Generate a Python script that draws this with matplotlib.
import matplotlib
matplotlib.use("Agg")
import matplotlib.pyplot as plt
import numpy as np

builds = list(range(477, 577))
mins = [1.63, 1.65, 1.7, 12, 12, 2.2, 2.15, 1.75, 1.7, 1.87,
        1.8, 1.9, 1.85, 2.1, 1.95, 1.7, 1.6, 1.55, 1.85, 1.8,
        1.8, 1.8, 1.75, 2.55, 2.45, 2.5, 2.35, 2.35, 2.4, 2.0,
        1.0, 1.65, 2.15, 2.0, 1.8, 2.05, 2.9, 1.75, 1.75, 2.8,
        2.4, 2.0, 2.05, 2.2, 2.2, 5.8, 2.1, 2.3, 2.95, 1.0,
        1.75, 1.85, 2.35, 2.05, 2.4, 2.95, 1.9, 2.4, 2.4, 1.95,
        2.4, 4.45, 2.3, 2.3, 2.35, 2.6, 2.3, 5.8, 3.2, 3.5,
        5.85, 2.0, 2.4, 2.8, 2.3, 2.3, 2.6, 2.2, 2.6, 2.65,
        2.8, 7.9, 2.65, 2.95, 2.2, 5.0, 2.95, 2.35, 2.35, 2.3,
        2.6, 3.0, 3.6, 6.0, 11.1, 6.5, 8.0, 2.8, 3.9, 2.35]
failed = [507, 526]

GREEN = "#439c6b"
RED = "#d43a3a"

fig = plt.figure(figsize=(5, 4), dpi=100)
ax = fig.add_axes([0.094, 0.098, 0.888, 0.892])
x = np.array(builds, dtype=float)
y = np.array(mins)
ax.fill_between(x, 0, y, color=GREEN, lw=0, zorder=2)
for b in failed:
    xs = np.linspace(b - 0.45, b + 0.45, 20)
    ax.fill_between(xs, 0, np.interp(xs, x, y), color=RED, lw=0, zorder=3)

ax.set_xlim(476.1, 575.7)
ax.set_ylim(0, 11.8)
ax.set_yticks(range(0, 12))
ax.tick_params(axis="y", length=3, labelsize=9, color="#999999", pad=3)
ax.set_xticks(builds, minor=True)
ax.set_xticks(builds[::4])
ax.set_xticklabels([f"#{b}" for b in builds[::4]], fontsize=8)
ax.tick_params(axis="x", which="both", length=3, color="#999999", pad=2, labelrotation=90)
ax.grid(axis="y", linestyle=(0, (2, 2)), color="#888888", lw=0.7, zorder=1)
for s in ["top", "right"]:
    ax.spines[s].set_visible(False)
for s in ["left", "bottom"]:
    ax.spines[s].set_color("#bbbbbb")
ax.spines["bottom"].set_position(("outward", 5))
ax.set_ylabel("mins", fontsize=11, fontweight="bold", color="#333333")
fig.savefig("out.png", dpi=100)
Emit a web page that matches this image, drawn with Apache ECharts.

══════════

WHAT THE TASK REQUIRES: Everything from the first line of the data through the line containing "import numpy as np" should be echoed exactly. Add nothing.

SOLUTION TO THIS PROBLEM:
Generate a Python script that draws this with matplotlib.
import matplotlib
matplotlib.use("Agg")
import matplotlib.pyplot as plt
import numpy as np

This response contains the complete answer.